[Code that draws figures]
────────────────────────────────────────

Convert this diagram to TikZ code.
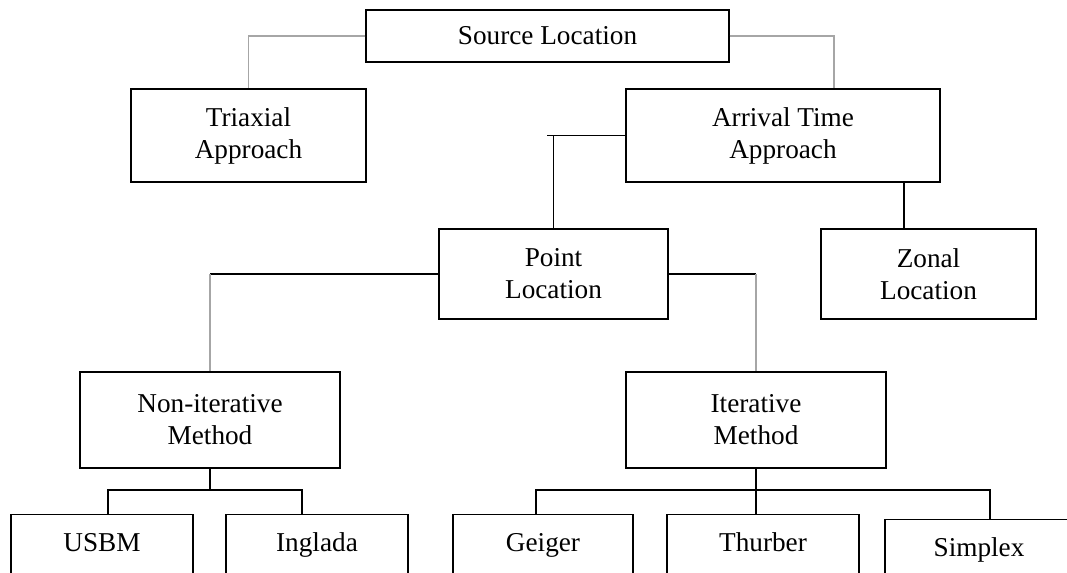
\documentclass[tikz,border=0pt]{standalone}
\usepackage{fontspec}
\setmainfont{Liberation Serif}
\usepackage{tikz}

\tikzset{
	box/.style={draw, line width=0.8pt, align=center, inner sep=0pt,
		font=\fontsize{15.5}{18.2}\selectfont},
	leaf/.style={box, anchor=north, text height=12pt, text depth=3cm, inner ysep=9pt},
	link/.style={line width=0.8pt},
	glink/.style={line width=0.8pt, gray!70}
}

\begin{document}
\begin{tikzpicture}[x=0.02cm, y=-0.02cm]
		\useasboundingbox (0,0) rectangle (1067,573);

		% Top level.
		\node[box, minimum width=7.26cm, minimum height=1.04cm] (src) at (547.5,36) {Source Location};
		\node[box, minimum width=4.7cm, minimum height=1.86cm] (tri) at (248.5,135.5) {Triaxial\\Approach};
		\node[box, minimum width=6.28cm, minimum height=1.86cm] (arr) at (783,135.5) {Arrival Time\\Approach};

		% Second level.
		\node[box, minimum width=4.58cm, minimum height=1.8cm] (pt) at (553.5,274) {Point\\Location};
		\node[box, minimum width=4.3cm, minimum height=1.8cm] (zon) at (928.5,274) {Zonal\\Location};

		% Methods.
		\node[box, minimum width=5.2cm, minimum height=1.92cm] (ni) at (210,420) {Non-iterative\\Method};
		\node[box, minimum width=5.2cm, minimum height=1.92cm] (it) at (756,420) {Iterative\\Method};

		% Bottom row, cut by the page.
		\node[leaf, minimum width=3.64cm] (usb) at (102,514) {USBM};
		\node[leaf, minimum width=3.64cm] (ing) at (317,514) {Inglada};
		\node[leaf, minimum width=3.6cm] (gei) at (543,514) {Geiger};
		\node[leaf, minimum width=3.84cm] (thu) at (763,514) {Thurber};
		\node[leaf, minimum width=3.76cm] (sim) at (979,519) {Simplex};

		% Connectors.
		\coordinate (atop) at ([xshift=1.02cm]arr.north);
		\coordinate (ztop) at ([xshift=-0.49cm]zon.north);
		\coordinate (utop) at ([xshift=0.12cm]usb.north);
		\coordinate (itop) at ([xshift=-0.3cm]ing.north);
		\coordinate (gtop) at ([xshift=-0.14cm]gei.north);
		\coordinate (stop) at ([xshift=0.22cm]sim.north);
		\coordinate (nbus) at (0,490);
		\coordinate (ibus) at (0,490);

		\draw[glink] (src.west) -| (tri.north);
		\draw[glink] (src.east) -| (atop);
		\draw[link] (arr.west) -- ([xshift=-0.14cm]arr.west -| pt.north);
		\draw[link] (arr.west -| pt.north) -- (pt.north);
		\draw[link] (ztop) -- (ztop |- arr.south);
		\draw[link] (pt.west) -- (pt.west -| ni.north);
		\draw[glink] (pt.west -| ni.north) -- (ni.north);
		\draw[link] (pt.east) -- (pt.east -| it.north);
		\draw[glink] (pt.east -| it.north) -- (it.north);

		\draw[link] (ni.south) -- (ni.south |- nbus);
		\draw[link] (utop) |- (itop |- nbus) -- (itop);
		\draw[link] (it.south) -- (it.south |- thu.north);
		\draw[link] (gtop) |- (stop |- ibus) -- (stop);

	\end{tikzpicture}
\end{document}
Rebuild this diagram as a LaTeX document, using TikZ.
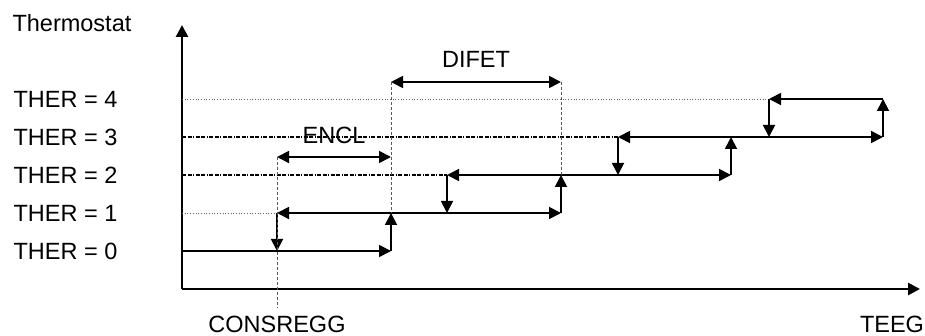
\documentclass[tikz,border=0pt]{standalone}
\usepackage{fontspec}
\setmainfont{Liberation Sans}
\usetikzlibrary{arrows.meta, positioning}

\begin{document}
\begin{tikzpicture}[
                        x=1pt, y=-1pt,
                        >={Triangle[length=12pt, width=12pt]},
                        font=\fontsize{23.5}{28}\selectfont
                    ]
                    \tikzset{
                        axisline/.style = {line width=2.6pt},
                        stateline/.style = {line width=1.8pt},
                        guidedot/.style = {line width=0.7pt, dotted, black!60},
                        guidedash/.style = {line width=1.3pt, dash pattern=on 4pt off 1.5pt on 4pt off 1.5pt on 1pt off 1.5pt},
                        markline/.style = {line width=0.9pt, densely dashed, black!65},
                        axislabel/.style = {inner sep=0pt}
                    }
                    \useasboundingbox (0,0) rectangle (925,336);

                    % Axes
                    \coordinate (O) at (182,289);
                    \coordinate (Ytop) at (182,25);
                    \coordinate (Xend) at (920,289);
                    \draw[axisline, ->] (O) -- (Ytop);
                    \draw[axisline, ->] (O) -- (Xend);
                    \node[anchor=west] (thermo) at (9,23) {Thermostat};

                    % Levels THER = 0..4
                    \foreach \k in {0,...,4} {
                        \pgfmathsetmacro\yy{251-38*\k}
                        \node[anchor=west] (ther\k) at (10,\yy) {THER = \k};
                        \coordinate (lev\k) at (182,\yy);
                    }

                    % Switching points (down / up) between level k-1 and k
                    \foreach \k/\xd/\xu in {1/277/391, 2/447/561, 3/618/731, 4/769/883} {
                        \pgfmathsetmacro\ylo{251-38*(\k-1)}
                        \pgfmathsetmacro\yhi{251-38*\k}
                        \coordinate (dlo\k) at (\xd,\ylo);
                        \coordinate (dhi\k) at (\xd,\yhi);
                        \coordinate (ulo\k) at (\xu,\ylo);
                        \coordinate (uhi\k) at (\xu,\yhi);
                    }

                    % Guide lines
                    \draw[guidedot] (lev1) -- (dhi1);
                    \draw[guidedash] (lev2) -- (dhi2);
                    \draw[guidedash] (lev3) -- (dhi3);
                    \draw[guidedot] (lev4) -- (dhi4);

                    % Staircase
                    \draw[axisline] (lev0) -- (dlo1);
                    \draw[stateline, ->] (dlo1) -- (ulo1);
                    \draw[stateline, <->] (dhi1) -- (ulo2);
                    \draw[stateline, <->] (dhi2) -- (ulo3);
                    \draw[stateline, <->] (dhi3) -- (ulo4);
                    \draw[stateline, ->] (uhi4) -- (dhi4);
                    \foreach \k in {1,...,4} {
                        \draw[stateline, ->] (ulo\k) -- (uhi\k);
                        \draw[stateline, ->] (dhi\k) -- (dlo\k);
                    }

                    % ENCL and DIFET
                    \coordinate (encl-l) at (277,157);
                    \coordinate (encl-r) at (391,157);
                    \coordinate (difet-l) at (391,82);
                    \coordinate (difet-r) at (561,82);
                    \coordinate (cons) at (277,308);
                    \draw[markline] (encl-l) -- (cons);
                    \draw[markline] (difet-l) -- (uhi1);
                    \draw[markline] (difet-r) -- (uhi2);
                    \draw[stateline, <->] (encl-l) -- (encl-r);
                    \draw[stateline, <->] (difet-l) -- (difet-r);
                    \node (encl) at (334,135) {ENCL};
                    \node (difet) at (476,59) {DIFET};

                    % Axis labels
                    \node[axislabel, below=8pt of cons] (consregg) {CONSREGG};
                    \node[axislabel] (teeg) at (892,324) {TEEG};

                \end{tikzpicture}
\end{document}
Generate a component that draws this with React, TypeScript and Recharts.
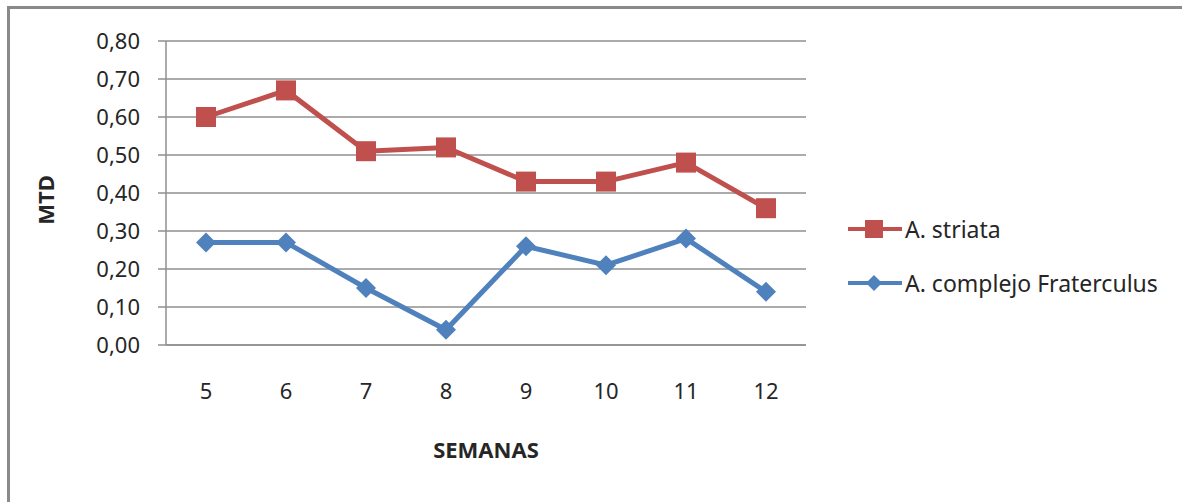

────────────────────────────────────────

> [WORK TO DO]: Retype every entry verbatim and exclude the pictures from the copy.

> [WORKED SOLUTION]:
Convert this diagram to TikZ code.
\documentclass[tikz,border=0pt]{standalone}
\usepackage{fontspec}
\setmainfont{Liberation Serif}
\usepackage{tikz}

\tikzset{
	box/.style={draw, line width=0.8pt, align=center, inner sep=0pt,
		font=\fontsize{15.5}{18.2}\selectfont},
	leaf/.style={box, anchor=north, text height=12pt, text depth=3cm, inner ysep=9pt},
	link/.style={line width=0.8pt},
	glink/.style={line width=0.8pt, gray!70}
}

\begin{document}
\begin{tikzpicture}[x=0.02cm, y=-0.02cm]
		\useasboundingbox (0,0) rectangle (1067,573);

		% Top level.
		\node[box, minimum width=7.26cm, minimum height=1.04cm] (src) at (547.5,36) {Source Location};
		\node[box, minimum width=4.7cm, minimum height=1.86cm] (tri) at (248.5,135.5) {Triaxial\\Approach};
		\node[box, minimum width=6.28cm, minimum height=1.86cm] (arr) at (783,135.5) {Arrival Time\\Approach};

		% Second level.
		\node[box, minimum width=4.58cm, minimum height=1.8cm] (pt) at (553.5,274) {Point\\Location};
		\node[box, minimum width=4.3cm, minimum height=1.8cm] (zon) at (928.5,274) {Zonal\\Location};

		% Methods.
		\node[box, minimum width=5.2cm, minimum height=1.92cm] (ni) at (210,420) {Non-iterative\\Method};
		\node[box, minimum width=5.2cm, minimum height=1.92cm] (it) at (756,420) {Iterative\\Method};

		% Bottom row, cut by the page.
		\node[leaf, minimum width=3.64cm] (usb) at (102,514) {USBM};
		\node[leaf, minimum width=3.64cm] (ing) at (317,514) {Inglada};
		\node[leaf, minimum width=3.6cm] (gei) at (543,514) {Geiger};
		\node[leaf, minimum width=3.84cm] (thu) at (763,514) {Thurber};
		\node[leaf, minimum width=3.76cm] (sim) at (979,519) {Simplex};

		% Connectors.
		\coordinate (atop) at ([xshift=1.02cm]arr.north);
		\coordinate (ztop) at ([xshift=-0.49cm]zon.north);
		\coordinate (utop) at ([xshift=0.12cm]usb.north);
		\coordinate (itop) at ([xshift=-0.3cm]ing.north);
		\coordinate (gtop) at ([xshift=-0.14cm]gei.north);
		\coordinate (stop) at ([xshift=0.22cm]sim.north);
		\coordinate (nbus) at (0,490);
		\coordinate (ibus) at (0,490);

		\draw[glink] (src.west) -| (tri.north);
		\draw[glink] (src.east) -| (atop);
		\draw[link] (arr.west) -- ([xshift=-0.14cm]arr.west -| pt.north);
		\draw[link] (arr.west -| pt.north) -- (pt.north);
		\draw[link] (ztop) -- (ztop |- arr.south);
		\draw[link] (pt.west) -- (pt.west -| ni.north);
		\draw[glink] (pt.west -| ni.north) -- (ni.north);
		\draw[link] (pt.east) -- (pt.east -| it.north);
		\draw[glink] (pt.east -| it.north) -- (it.north);

		\draw[link] (ni.south) -- (ni.south |- nbus);
		\draw[link] (utop) |- (itop |- nbus) -- (itop);
		\draw[link] (it.south) -- (it.south |- thu.north);
		\draw[link] (gtop) |- (stop |- ibus) -- (stop);

	\end{tikzpicture}
\end{document}
Rebuild this diagram as a LaTeX document, using TikZ.
\documentclass[tikz,border=0pt]{standalone}
\usepackage{fontspec}
\setmainfont{Liberation Sans}
\usetikzlibrary{arrows.meta, positioning}

\begin{document}
\begin{tikzpicture}[
                        x=1pt, y=-1pt,
                        >={Triangle[length=12pt, width=12pt]},
                        font=\fontsize{23.5}{28}\selectfont
                    ]
                    \tikzset{
                        axisline/.style = {line width=2.6pt},
                        stateline/.style = {line width=1.8pt},
                        guidedot/.style = {line width=0.7pt, dotted, black!60},
                        guidedash/.style = {line width=1.3pt, dash pattern=on 4pt off 1.5pt on 4pt off 1.5pt on 1pt off 1.5pt},
                        markline/.style = {line width=0.9pt, densely dashed, black!65},
                        axislabel/.style = {inner sep=0pt}
                    }
                    \useasboundingbox (0,0) rectangle (925,336);

                    % Axes
                    \coordinate (O) at (182,289);
                    \coordinate (Ytop) at (182,25);
                    \coordinate (Xend) at (920,289);
                    \draw[axisline, ->] (O) -- (Ytop);
                    \draw[axisline, ->] (O) -- (Xend);
                    \node[anchor=west] (thermo) at (9,23) {Thermostat};

                    % Levels THER = 0..4
                    \foreach \k in {0,...,4} {
                        \pgfmathsetmacro\yy{251-38*\k}
                        \node[anchor=west] (ther\k) at (10,\yy) {THER = \k};
                        \coordinate (lev\k) at (182,\yy);
                    }

                    % Switching points (down / up) between level k-1 and k
                    \foreach \k/\xd/\xu in {1/277/391, 2/447/561, 3/618/731, 4/769/883} {
                        \pgfmathsetmacro\ylo{251-38*(\k-1)}
                        \pgfmathsetmacro\yhi{251-38*\k}
                        \coordinate (dlo\k) at (\xd,\ylo);
                        \coordinate (dhi\k) at (\xd,\yhi);
                        \coordinate (ulo\k) at (\xu,\ylo);
                        \coordinate (uhi\k) at (\xu,\yhi);
                    }

                    % Guide lines
                    \draw[guidedot] (lev1) -- (dhi1);
                    \draw[guidedash] (lev2) -- (dhi2);
                    \draw[guidedash] (lev3) -- (dhi3);
                    \draw[guidedot] (lev4) -- (dhi4);

                    % Staircase
                    \draw[axisline] (lev0) -- (dlo1);
                    \draw[stateline, ->] (dlo1) -- (ulo1);
                    \draw[stateline, <->] (dhi1) -- (ulo2);
                    \draw[stateline, <->] (dhi2) -- (ulo3);
                    \draw[stateline, <->] (dhi3) -- (ulo4);
                    \draw[stateline, ->] (uhi4) -- (dhi4);
                    \foreach \k in {1,...,4} {
                        \draw[stateline, ->] (ulo\k) -- (uhi\k);
                        \draw[stateline, ->] (dhi\k) -- (dlo\k);
                    }

                    % ENCL and DIFET
                    \coordinate (encl-l) at (277,157);
                    \coordinate (encl-r) at (391,157);
                    \coordinate (difet-l) at (391,82);
                    \coordinate (difet-r) at (561,82);
                    \coordinate (cons) at (277,308);
                    \draw[markline] (encl-l) -- (cons);
                    \draw[markline] (difet-l) -- (uhi1);
                    \draw[markline] (difet-r) -- (uhi2);
                    \draw[stateline, <->] (encl-l) -- (encl-r);
                    \draw[stateline, <->] (difet-l) -- (difet-r);
                    \node (encl) at (334,135) {ENCL};
                    \node (difet) at (476,59) {DIFET};

                    % Axis labels
                    \node[axislabel, below=8pt of cons] (consregg) {CONSREGG};
                    \node[axislabel] (teeg) at (892,324) {TEEG};

                \end{tikzpicture}
\end{document}
Generate a component that draws this with React, TypeScript and Recharts.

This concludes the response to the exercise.